If we ignore such examples, the export-control argument risks ending as a purely legal chronology. If we overstate them, we get mythology. So this chapter’s restraint is the historical method itself.

The middle of the 2020s generated many narrative overreaches about who replaced what where they replaced it. The safe method is: describe the pressure, map the mechanism, then test diffusion. MLA gives us enough for each step. It is not a universal answer to every AI infrastructure constraint. It is a documented point where constraints and architecture met.

This also aligns with Chapter 71’s broader point about uneven adaptation. One node in the ecosystem can absorb control pressure by changing design. Another node can absorb it by changing suppliers. Another can absorb it by changing service geography. MLA shows the design node.

A design node has a special historical texture. Compared to procurement disputes, design moves leave code, tables, reproducibility signals, and maintenance footprints. Even if adoption is partial, the mechanism can be copied, modified, and redeployed. That is why design responses are easier to trace than policy rhetoric.

What this changes for the book’s closure

The chapter’s title says “algorithmic response” on purpose. In this sequence, we now have three levels of response under one pressure regime: policy, hardware, and architecture. Chapter 71 left us at the boundary where policy and hardware were visibly entwined. This chapter moves that boundary one layer deeper into what a model keeps around while it runs.

That has one direct implication for the next chapter of infrastructure prose. The AI system no longer looks like an either/or sequence of “policy then compute.” It is a closed loop where policy shifts what is worth computing, hardware shifts what is affordable to compute, and architecture shifts which forms of that computation remain usable.

The practical result is still uneven. Advanced stacks can adopt MLA-like mechanisms quickly when their stack is ready for custom kernels and custom scheduling.

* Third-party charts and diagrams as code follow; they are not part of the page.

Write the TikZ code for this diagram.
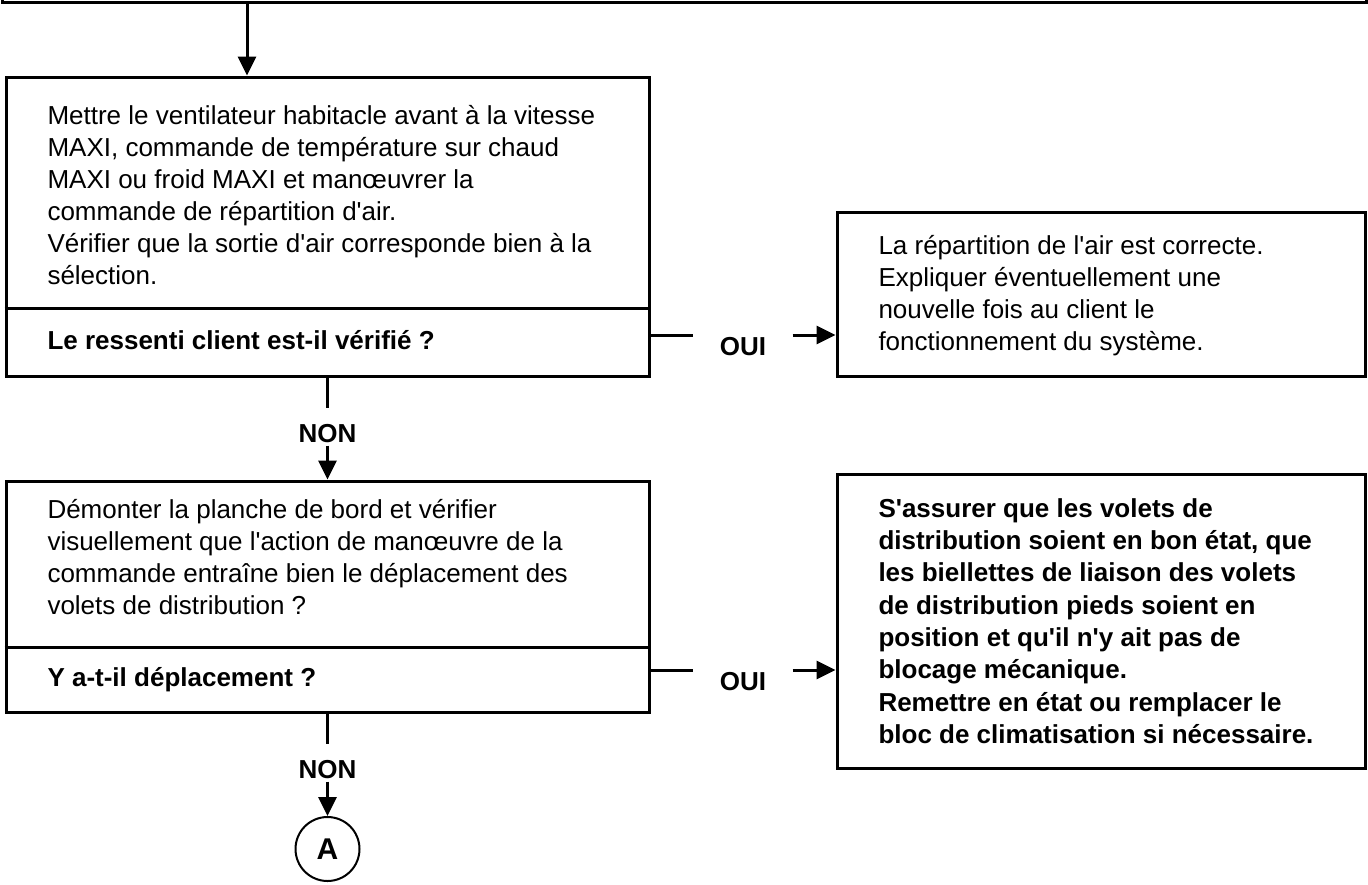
\documentclass[tikz,border=0pt]{standalone}
\usepackage{fontspec}
\setmainfont{Liberation Sans}
\newfontfamily\arialfont{Liberation Sans}
\usetikzlibrary{arrows.meta}
\tikzset{
    every node/.style={inner sep=0pt, font=\arialfont\fontsize{26}{32}\selectfont}
}
\tikzset{
    box/.style={rectangle, draw, line width=3pt},
    txt/.style={anchor=west, align=left},
    ask/.style={anchor=west, font=\arialfont\fontsize{26}{32}\selectfont\bfseries},
    yes/.style={anchor=north, inner xsep=25pt, inner ysep=1pt, font=\arialfont\fontsize{26}{32}\selectfont\bfseries},
    no/.style={inner ysep=1pt, font=\arialfont\fontsize{26}{32}\selectfont\bfseries},
    arr/.style={line width=3pt, -{Triangle[length=19pt, width=18pt]}}
}

\begin{document}
\begin{tikzpicture}[x=1pt, y=-1pt, line width=3pt]
  \useasboundingbox (0,0) rectangle (1368,884);

  % boxes
  \node (prev) [box, minimum width=1364pt, minimum height=204pt] at (684, -100) {};
  \node (b1) [box, minimum width=643pt, minimum height=299pt] at (327.5, 226.5) {};
  \node (r1) [box, minimum width=528pt, minimum height=164pt] at (1101, 294) {};
  \node (b2) [box, minimum width=643pt, minimum height=231pt] at (327.5, 596.5) {};
  \node (r2) [box, minimum width=528pt, minimum height=294pt] at (1101, 621) {};
  \node (A) [circle, draw, line width=2pt, minimum size=64pt, font=\arialfont\fontsize{30}{32}\selectfont\bfseries] at (327.5, 849) {A};

  \draw ([yshift=69pt]b1.south west) -- ([yshift=69pt]b1.south east);
  \draw ([yshift=66pt]b2.south west) -- ([yshift=66pt]b2.south east);

  % texts
  \node (t1) [txt] at (46, 195) {Mettre le ventilateur habitacle avant à la vitesse\\
    MAXI, commande de température sur chaud\\
    MAXI ou froid MAXI et manœuvrer la\\
    commande de répartition d'air.\\
    Vérifier que la sortie d'air corresponde bien à la\\
    sélection.};
  \node (q1) [ask] at (46, 340) {Le ressenti client est-il vérifié ?};
  \node (t2) [txt] at (46, 557) {Démonter la planche de bord et vérifier\\
    visuellement que l'action de manœuvre de la\\
    commande entraîne bien le déplacement des\\
    volets de distribution ?};
  \node (q2) [ask] at (46, 680) {Y a-t-il déplacement ?};
  \node (t3) [txt] at (877, 296) {La répartition de l'air est correcte.\\
    Expliquer éventuellement une\\
    nouvelle fois au client le\\
    fonctionnement du système.};
  \node (t4) [txt, font=\arialfont\fontsize{26}{32.3}\selectfont\bfseries] at (877, 621) {S'assurer que les volets de\\
    distribution soient en bon état, que\\
    les biellettes de liaison des volets\\
    de distribution pieds soient en\\
    position et qu'il n'y ait pas de\\
    blocage mécanique.\\
    Remettre en état ou remplacer le\\
    bloc de climatisation si nécessaire.};

  % answers
  \node (oui1) [yes] at (743, 335) {OUI};
  \node (oui2) [yes] at (743, 670) {OUI};
  \node (non1) [no] at (327.5, 434) {NON};
  \node (non2) [no] at (327.5, 770) {NON};

  % links
  \coordinate (a0) at (247, 2);
  \draw[arr] (a0) -- (a0 |- b1.north);

  \draw (b1.east |- oui1.north) -- (oui1.north west);
  \draw[arr] (oui1.north east) -- (r1.west |- oui1.north);
  \draw (b1.south) -- ++(0, 30);
  \draw[arr] (non1.south) -- (b2.north);

  \draw (b2.east |- oui2.north) -- (oui2.north west);
  \draw[arr] (oui2.north east) -- (r2.west |- oui2.north);
  \draw (b2.south) -- ++(0, 30);
  \draw[arr] (non2.south) -- (A.north);
\end{tikzpicture}
\end{document}
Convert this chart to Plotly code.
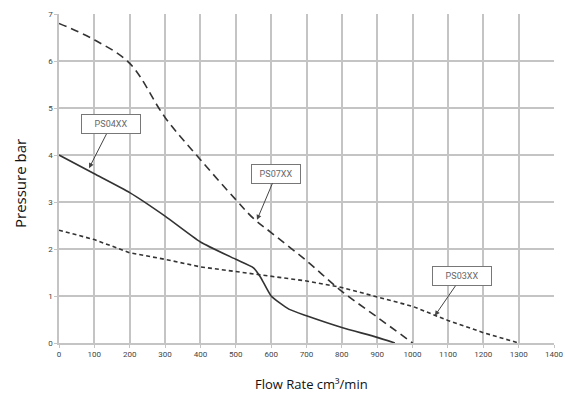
import plotly.graph_objects as go

# PS07XX (long dash)
ps07_flow = [0, 100, 200, 300, 400, 500, 550, 600, 700, 800, 900, 1000]
ps07_pres = [6.8, 6.45, 5.95, 4.8, 3.9, 3.05, 2.65, 2.35, 1.75, 1.1, 0.55, 0.0]
# PS04XX (solid)
ps04_flow = [0, 100, 200, 300, 400, 500, 550, 570, 600, 650, 700, 800, 900, 950]
ps04_pres = [4.0, 3.6, 3.2, 2.7, 2.15, 1.78, 1.6, 1.4, 1.0, 0.72, 0.58, 0.33, 0.12, 0.0]
# PS03XX (short dash)
ps03_flow = [0, 100, 200, 300, 400, 500, 600, 700, 800, 900, 1000, 1100, 1200, 1300]
ps03_pres = [2.4, 2.2, 1.92, 1.78, 1.62, 1.52, 1.42, 1.32, 1.18, 0.98, 0.78, 0.48, 0.22, 0.0]

x_ticks = list(range(0, 1401, 100))
y_ticks = list(range(0, 8))

labels = ["PS04XX", "PS07XX", "PS03XX"]
# arrow tip (data) and label position (data)
tips = [(85, 3.72), (560, 2.62), (1063, 0.58)]
label_pos = [(148, 4.65), (615, 3.6), (1140, 1.42)]
label_w = [50, 40, 50]

fig = go.Figure()
line_color = "#333333"
fig.add_trace(go.Scatter(x=ps07_flow, y=ps07_pres, mode="lines",
                         line=dict(color=line_color, width=1.6, dash="8px,5px"),
                         line_shape="spline", showlegend=False))
fig.add_trace(go.Scatter(x=ps04_flow, y=ps04_pres, mode="lines",
                         line=dict(color=line_color, width=1.6),
                         line_shape="spline", line_smoothing=0.5, showlegend=False))
fig.add_trace(go.Scatter(x=ps03_flow, y=ps03_pres, mode="lines",
                         line=dict(color=line_color, width=1.6, dash="4px,3px"),
                         showlegend=False))

for lab, (tx, ty), (lx, ly), w in zip(labels, tips, label_pos, label_w):
    fig.add_annotation(x=tx, y=ty, ax=lx, ay=ly, axref="x", ayref="y",
                       text=lab, showarrow=True, arrowhead=2, arrowsize=1,
                       arrowwidth=1, arrowcolor="#444444",
                       font=dict(family="Liberation Sans Narrow, Roboto", size=9, color="#666666"),
                       bgcolor="white", bordercolor="#777777", borderwidth=1,
                       borderpad=4, width=w)

# axis titles
fig.add_annotation(xref="paper", yref="paper", x=-0.079, y=0.486, xanchor="center",
                   yanchor="middle", textangle=-90, showarrow=False,
                   text="Pressure bar",
                   font=dict(family="Open Sans", size=15, color="#111111"))
fig.add_annotation(xref="paper", yref="paper", x=0.511, y=-0.125, xanchor="center",
                   yanchor="middle", showarrow=False,
                   text="Flow Rate cm³/min",
                   font=dict(family="Open Sans", size=13, color="#111111"))

grid = "#c4c4c4"
tickfont = dict(family="Liberation Sans Narrow, Roboto", size=8, color="#444444")
fig.update_layout(
    width=565, height=394,
    margin=dict(l=59, r=11, t=14, b=51),
    paper_bgcolor="white", plot_bgcolor="white",
    xaxis=dict(range=[0, 1400], tickvals=x_ticks, showgrid=True, gridcolor=grid,
               gridwidth=1.5, showline=True, linecolor=grid, linewidth=1.5,
               zeroline=False, ticks="outside", ticklen=3, tickcolor=grid,
               tickfont=tickfont, automargin=False, ticklabeloverflow="allow"),
    yaxis=dict(range=[0, 7], tickvals=y_ticks, showgrid=True, gridcolor=grid,
               gridwidth=1.5, showline=True, linecolor=grid, linewidth=1.5,
               zeroline=False, ticks="outside", ticklen=3, tickcolor=grid,
               tickfont=tickfont, automargin=False, ticklabeloverflow="allow"),
)

fig.write_html("out.html", config={"displayModeBar": False},
               post_script="document.body.style.margin='0';document.body.style.overflow='hidden';")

Constrained stacks can still adopt once tool maturity catches up and when the cost/quality frontier lines up. This is not a tidy leveling story. It is a layered leveling story with uneven timing and uneven benefit.

The final lesson remains close to Chapter 71’s punchline, but now with a new verb. Export controls do not freeze technology. They redirect where innovation is most likely to surface. Sometimes that redirection arrives as jurisdictional controls. Sometimes it arrives as memory-aware kernels. In the DeepSeek-V2 case, the latter is the observable outcome.

As we leave the chapter, the historical burden is to keep the chain tight: policy regime, hardware constraint, memory pressure, architectural choice, open implementation, and then adoption. Everything else is context.

Self-assessment

Why does this chapter treat MLA as a “case of constrained architectural response” instead of “proof of policy intent”?
In one paragraph, describe MLA’s storage change and why this affects long-context generation more directly than raw parameter count alone.
State the two exact DeepSeek-V2 numbers used in this chapter and trace each to a precise paper location.
Explain how FlashMLA changes diffusion dynamics compared with a closed implementation, and what constraints remain.
Map the chapter’s claim to Miller’s uneven adaptation frame without using deterministic or moralizing causation language.